WORK INSTRUCTIONS:
Copy the data that follows, character for character, minus the pictures.

TASK INPUTS:
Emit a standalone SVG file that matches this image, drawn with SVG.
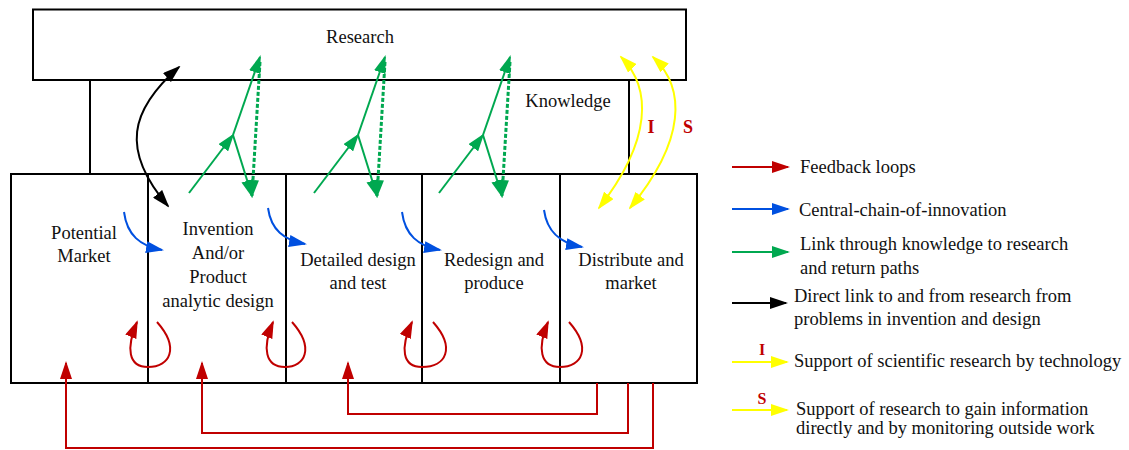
<svg xmlns="http://www.w3.org/2000/svg" width="1129" height="450" viewBox="0 0 1129 450">
<style>
.box{fill:#fff;stroke:#000;stroke-width:2}
.t{font-family:"Liberation Serif","Times New Roman",serif;font-size:18.5px;fill:#111}
.c{text-anchor:middle}
.lbl{font-family:"Liberation Serif","Times New Roman",serif;font-weight:bold;fill:#C00000;text-anchor:middle}
.red{fill:none;stroke:#C00000;stroke-width:2}
.blue{fill:none;stroke:#0050E0;stroke-width:2}
.green{fill:none;stroke:#00A850;stroke-width:2}
.gdash{fill:none;stroke:#00A850;stroke-width:3;stroke-dasharray:4 2}
.black{fill:none;stroke:#000;stroke-width:2}
.yellow{fill:none;stroke:#FFFF00;stroke-width:2}
</style>
<defs>
<marker id="mr" viewBox="0 0 18 12" markerUnits="userSpaceOnUse" markerWidth="18" markerHeight="12" refX="16" refY="6" orient="auto-start-reverse"><path d="M0,0 L18,6 L0,12 z" fill="#C00000"/></marker>
<marker id="mb" viewBox="0 0 18 12" markerUnits="userSpaceOnUse" markerWidth="18" markerHeight="12" refX="16" refY="6" orient="auto-start-reverse"><path d="M0,0 L18,6 L0,12 z" fill="#0050E0"/></marker>
<marker id="mg" viewBox="0 0 18 12" markerUnits="userSpaceOnUse" markerWidth="18" markerHeight="12" refX="16" refY="6" orient="auto-start-reverse"><path d="M0,0 L18,6 L0,12 z" fill="#00A850"/></marker>
<marker id="mk" viewBox="0 0 18 12" markerUnits="userSpaceOnUse" markerWidth="18" markerHeight="12" refX="16" refY="6" orient="auto-start-reverse"><path d="M0,0 L18,6 L0,12 z" fill="#000"/></marker>
<marker id="my" viewBox="0 0 18 12" markerUnits="userSpaceOnUse" markerWidth="18" markerHeight="12" refX="16" refY="6" orient="auto-start-reverse"><path d="M0,0 L18,6 L0,12 z" fill="#FFFF00"/></marker>
</defs>
<rect width="1129" height="450" fill="#fff"/>

<g id="research"><rect class="box" x="33" y="9.5" width="653" height="70.5"/><text class="t c" x="360" y="43">Research</text></g>
<g id="knowledge"><rect class="box" x="90" y="80" width="539" height="94"/><text class="t c" x="568" y="107">Knowledge</text></g>
<g id="potential-market"><rect class="box" x="11" y="174" width="137" height="209"/><text class="t c" x="84" y="239">Potential</text><text class="t c" x="84" y="262">Market</text></g>
<g id="invention"><rect class="box" x="148" y="174" width="138" height="209"/><text class="t c" x="218" y="235">Invention</text><text class="t c" x="218" y="259">And/or</text><text class="t c" x="218" y="283">Product</text><text class="t c" x="218" y="307">analytic design</text></g>
<g id="detailed-design"><rect class="box" x="286" y="174" width="136" height="209"/><text class="t c" x="358" y="266">Detailed design</text><text class="t c" x="358" y="289">and test</text></g>
<g id="redesign"><rect class="box" x="422" y="174" width="138" height="209"/><text class="t c" x="494" y="266">Redesign and</text><text class="t c" x="494" y="289">produce</text></g>
<g id="distribute"><rect class="box" x="560" y="174" width="137" height="209"/><text class="t c" x="631" y="266">Distribute and</text><text class="t c" x="631" y="289">market</text></g>

<g id="connectors">
<path class="blue" marker-end="url(#mb)" d="M124,212 C127,235 140,246 162,250"/>
<path class="blue" marker-end="url(#mb)" d="M268,208 C271,230 284,240 305,244"/>
<path class="blue" marker-end="url(#mb)" d="M402,212 C405,235 418,246 440,250"/>
<path class="blue" marker-end="url(#mb)" d="M544,210 C547,232 560,243 582,247"/>
<path class="red" marker-end="url(#mr)" d="M157,322 C180,348 170,367 148,367 C128,367 126,348 137,322"/>
<path class="red" marker-end="url(#mr)" d="M292,322 C315,348 305,367 285,367 C265,367 262,348 273,322"/>
<path class="red" marker-end="url(#mr)" d="M433,322 C456,348 446,367 422,367 C402,367 400,348 412,322"/>
<path class="red" marker-end="url(#mr)" d="M569,322 C592,348 582,367 560,367 C540,367 537,348 548,322"/>
<path class="red" marker-end="url(#mr)" d="M653,383 V448 H66 V363"/>
<path class="red" marker-end="url(#mr)" d="M628,383 V433 H202 V363"/>
<path class="red" marker-end="url(#mr)" d="M597,383 V414 H348 V363"/>
<path class="black" marker-start="url(#mk)" marker-end="url(#mk)" d="M179,67 C130,110 120,150 168,206"/>
<g id="green1">
<path class="green" marker-end="url(#mg)" d="M189,193 L233,135"/>
<path class="green" marker-end="url(#mg)" d="M233,135 L260,57"/>
<path class="green" marker-end="url(#mg)" d="M233,135 L252,196"/>
<path class="gdash" marker-end="url(#mg)" d="M260,62 L252,196"/>
</g>
<g id="green2">
<path class="green" marker-end="url(#mg)" d="M314,193 L358,135"/>
<path class="green" marker-end="url(#mg)" d="M358,135 L385,57"/>
<path class="green" marker-end="url(#mg)" d="M358,135 L377,196"/>
<path class="gdash" marker-end="url(#mg)" d="M385,62 L377,196"/>
</g>
<g id="green3">
<path class="green" marker-end="url(#mg)" d="M439,193 L483,135"/>
<path class="green" marker-end="url(#mg)" d="M483,135 L510,57"/>
<path class="green" marker-end="url(#mg)" d="M483,135 L502,196"/>
<path class="gdash" marker-end="url(#mg)" d="M510,62 L502,196"/>
</g>
<path class="yellow" marker-start="url(#my)" marker-end="url(#my)" d="M621,57 C652,88 652,140 599,208"/>
<path class="yellow" marker-start="url(#my)" marker-end="url(#my)" d="M653,57 C686,88 686,140 630,208"/>
<text class="lbl" x="651" y="133" font-size="18">I</text>
<text class="lbl" x="688" y="133" font-size="18">S</text>
</g>

<g id="legend">
<line class="red" marker-end="url(#mr)" x1="732" y1="167" x2="788" y2="167"/>
<text class="t" x="800" y="173">Feedback loops</text>
<line class="blue" marker-end="url(#mb)" x1="732" y1="209" x2="788" y2="209"/>
<text class="t" x="799" y="216">Central-chain-of-innovation</text>
<line class="green" marker-end="url(#mg)" x1="732" y1="252" x2="788" y2="252"/>
<text class="t" x="800" y="250">Link through knowledge to research</text>
<text class="t" x="800" y="274">and return paths</text>
<line class="black" marker-end="url(#mk)" x1="732" y1="303" x2="786" y2="303"/>
<text class="t" x="794" y="302">Direct link to and from research from</text>
<text class="t" x="794" y="325">problems in invention and design</text>
<line class="yellow" marker-end="url(#my)" x1="732" y1="362" x2="787" y2="362"/>
<text class="lbl" x="762" y="355" font-size="16">I</text>
<text class="t" x="794" y="367">Support of scientific research by technology</text>
<line class="yellow" marker-end="url(#my)" x1="732" y1="410" x2="787" y2="410"/>
<text class="lbl" x="762" y="404" font-size="16">S</text>
<text class="t" x="796" y="415">Support of research to gain information</text>
<text class="t" x="796" y="434">directly and by monitoring outside work</text>
</g>
</svg>
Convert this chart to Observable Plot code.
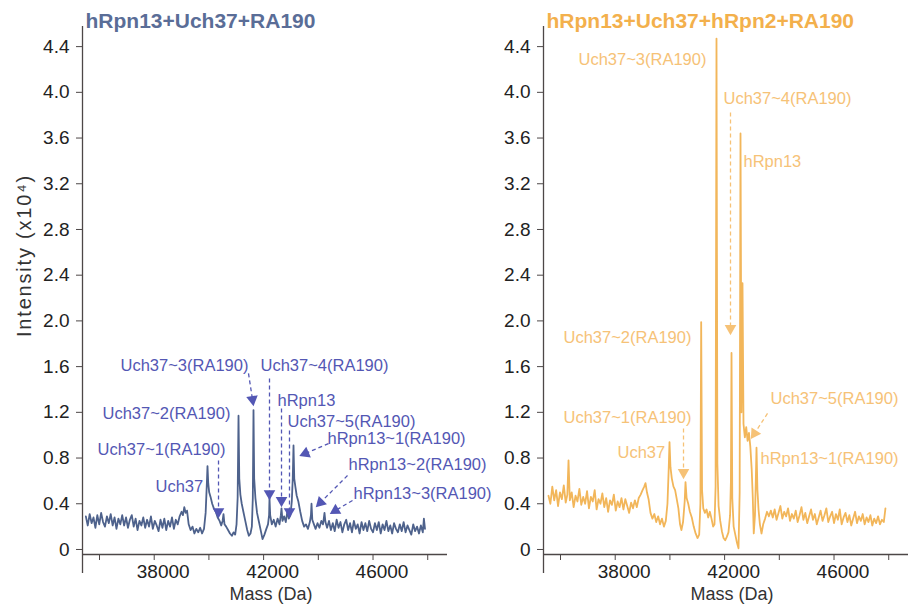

TASK SOLUTION:
Emit a standalone SVG file that matches this image, drawn with SVG.
<svg xmlns="http://www.w3.org/2000/svg" width="1129" height="450" viewBox="0 0 1129 450">
<style>
.box{fill:#fff;stroke:#000;stroke-width:2}
.t{font-family:"Liberation Serif","Times New Roman",serif;font-size:18.5px;fill:#111}
.c{text-anchor:middle}
.lbl{font-family:"Liberation Serif","Times New Roman",serif;font-weight:bold;fill:#C00000;text-anchor:middle}
.red{fill:none;stroke:#C00000;stroke-width:2}
.blue{fill:none;stroke:#0050E0;stroke-width:2}
.green{fill:none;stroke:#00A850;stroke-width:2}
.gdash{fill:none;stroke:#00A850;stroke-width:3;stroke-dasharray:4 2}
.black{fill:none;stroke:#000;stroke-width:2}
.yellow{fill:none;stroke:#FFFF00;stroke-width:2}
</style>
<defs>
<marker id="mr" viewBox="0 0 18 12" markerUnits="userSpaceOnUse" markerWidth="18" markerHeight="12" refX="16" refY="6" orient="auto-start-reverse"><path d="M0,0 L18,6 L0,12 z" fill="#C00000"/></marker>
<marker id="mb" viewBox="0 0 18 12" markerUnits="userSpaceOnUse" markerWidth="18" markerHeight="12" refX="16" refY="6" orient="auto-start-reverse"><path d="M0,0 L18,6 L0,12 z" fill="#0050E0"/></marker>
<marker id="mg" viewBox="0 0 18 12" markerUnits="userSpaceOnUse" markerWidth="18" markerHeight="12" refX="16" refY="6" orient="auto-start-reverse"><path d="M0,0 L18,6 L0,12 z" fill="#00A850"/></marker>
<marker id="mk" viewBox="0 0 18 12" markerUnits="userSpaceOnUse" markerWidth="18" markerHeight="12" refX="16" refY="6" orient="auto-start-reverse"><path d="M0,0 L18,6 L0,12 z" fill="#000"/></marker>
<marker id="my" viewBox="0 0 18 12" markerUnits="userSpaceOnUse" markerWidth="18" markerHeight="12" refX="16" refY="6" orient="auto-start-reverse"><path d="M0,0 L18,6 L0,12 z" fill="#FFFF00"/></marker>
</defs>
<rect width="1129" height="450" fill="#fff"/>

<g id="research"><rect class="box" x="33" y="9.5" width="653" height="70.5"/><text class="t c" x="360" y="43">Research</text></g>
<g id="knowledge"><rect class="box" x="90" y="80" width="539" height="94"/><text class="t c" x="568" y="107">Knowledge</text></g>
<g id="potential-market"><rect class="box" x="11" y="174" width="137" height="209"/><text class="t c" x="84" y="239">Potential</text><text class="t c" x="84" y="262">Market</text></g>
<g id="invention"><rect class="box" x="148" y="174" width="138" height="209"/><text class="t c" x="218" y="235">Invention</text><text class="t c" x="218" y="259">And/or</text><text class="t c" x="218" y="283">Product</text><text class="t c" x="218" y="307">analytic design</text></g>
<g id="detailed-design"><rect class="box" x="286" y="174" width="136" height="209"/><text class="t c" x="358" y="266">Detailed design</text><text class="t c" x="358" y="289">and test</text></g>
<g id="redesign"><rect class="box" x="422" y="174" width="138" height="209"/><text class="t c" x="494" y="266">Redesign and</text><text class="t c" x="494" y="289">produce</text></g>
<g id="distribute"><rect class="box" x="560" y="174" width="137" height="209"/><text class="t c" x="631" y="266">Distribute and</text><text class="t c" x="631" y="289">market</text></g>

<g id="connectors">
<path class="blue" marker-end="url(#mb)" d="M124,212 C127,235 140,246 162,250"/>
<path class="blue" marker-end="url(#mb)" d="M268,208 C271,230 284,240 305,244"/>
<path class="blue" marker-end="url(#mb)" d="M402,212 C405,235 418,246 440,250"/>
<path class="blue" marker-end="url(#mb)" d="M544,210 C547,232 560,243 582,247"/>
<path class="red" marker-end="url(#mr)" d="M157,322 C180,348 170,367 148,367 C128,367 126,348 137,322"/>
<path class="red" marker-end="url(#mr)" d="M292,322 C315,348 305,367 285,367 C265,367 262,348 273,322"/>
<path class="red" marker-end="url(#mr)" d="M433,322 C456,348 446,367 422,367 C402,367 400,348 412,322"/>
<path class="red" marker-end="url(#mr)" d="M569,322 C592,348 582,367 560,367 C540,367 537,348 548,322"/>
<path class="red" marker-end="url(#mr)" d="M653,383 V448 H66 V363"/>
<path class="red" marker-end="url(#mr)" d="M628,383 V433 H202 V363"/>
<path class="red" marker-end="url(#mr)" d="M597,383 V414 H348 V363"/>
<path class="black" marker-start="url(#mk)" marker-end="url(#mk)" d="M179,67 C130,110 120,150 168,206"/>
<g id="green1">
<path class="green" marker-end="url(#mg)" d="M189,193 L233,135"/>
<path class="green" marker-end="url(#mg)" d="M233,135 L260,57"/>
<path class="green" marker-end="url(#mg)" d="M233,135 L252,196"/>
<path class="gdash" marker-end="url(#mg)" d="M260,62 L252,196"/>
</g>
<g id="green2">
<path class="green" marker-end="url(#mg)" d="M314,193 L358,135"/>
<path class="green" marker-end="url(#mg)" d="M358,135 L385,57"/>
<path class="green" marker-end="url(#mg)" d="M358,135 L377,196"/>
<path class="gdash" marker-end="url(#mg)" d="M385,62 L377,196"/>
</g>
<g id="green3">
<path class="green" marker-end="url(#mg)" d="M439,193 L483,135"/>
<path class="green" marker-end="url(#mg)" d="M483,135 L510,57"/>
<path class="green" marker-end="url(#mg)" d="M483,135 L502,196"/>
<path class="gdash" marker-end="url(#mg)" d="M510,62 L502,196"/>
</g>
<path class="yellow" marker-start="url(#my)" marker-end="url(#my)" d="M621,57 C652,88 652,140 599,208"/>
<path class="yellow" marker-start="url(#my)" marker-end="url(#my)" d="M653,57 C686,88 686,140 630,208"/>
<text class="lbl" x="651" y="133" font-size="18">I</text>
<text class="lbl" x="688" y="133" font-size="18">S</text>
</g>

<g id="legend">
<line class="red" marker-end="url(#mr)" x1="732" y1="167" x2="788" y2="167"/>
<text class="t" x="800" y="173">Feedback loops</text>
<line class="blue" marker-end="url(#mb)" x1="732" y1="209" x2="788" y2="209"/>
<text class="t" x="799" y="216">Central-chain-of-innovation</text>
<line class="green" marker-end="url(#mg)" x1="732" y1="252" x2="788" y2="252"/>
<text class="t" x="800" y="250">Link through knowledge to research</text>
<text class="t" x="800" y="274">and return paths</text>
<line class="black" marker-end="url(#mk)" x1="732" y1="303" x2="786" y2="303"/>
<text class="t" x="794" y="302">Direct link to and from research from</text>
<text class="t" x="794" y="325">problems in invention and design</text>
<line class="yellow" marker-end="url(#my)" x1="732" y1="362" x2="787" y2="362"/>
<text class="lbl" x="762" y="355" font-size="16">I</text>
<text class="t" x="794" y="367">Support of scientific research by technology</text>
<line class="yellow" marker-end="url(#my)" x1="732" y1="410" x2="787" y2="410"/>
<text class="lbl" x="762" y="404" font-size="16">S</text>
<text class="t" x="796" y="415">Support of research to gain information</text>
<text class="t" x="796" y="434">directly and by monitoring outside work</text>
</g>
</svg>
Convert this chart to Observable Plot code.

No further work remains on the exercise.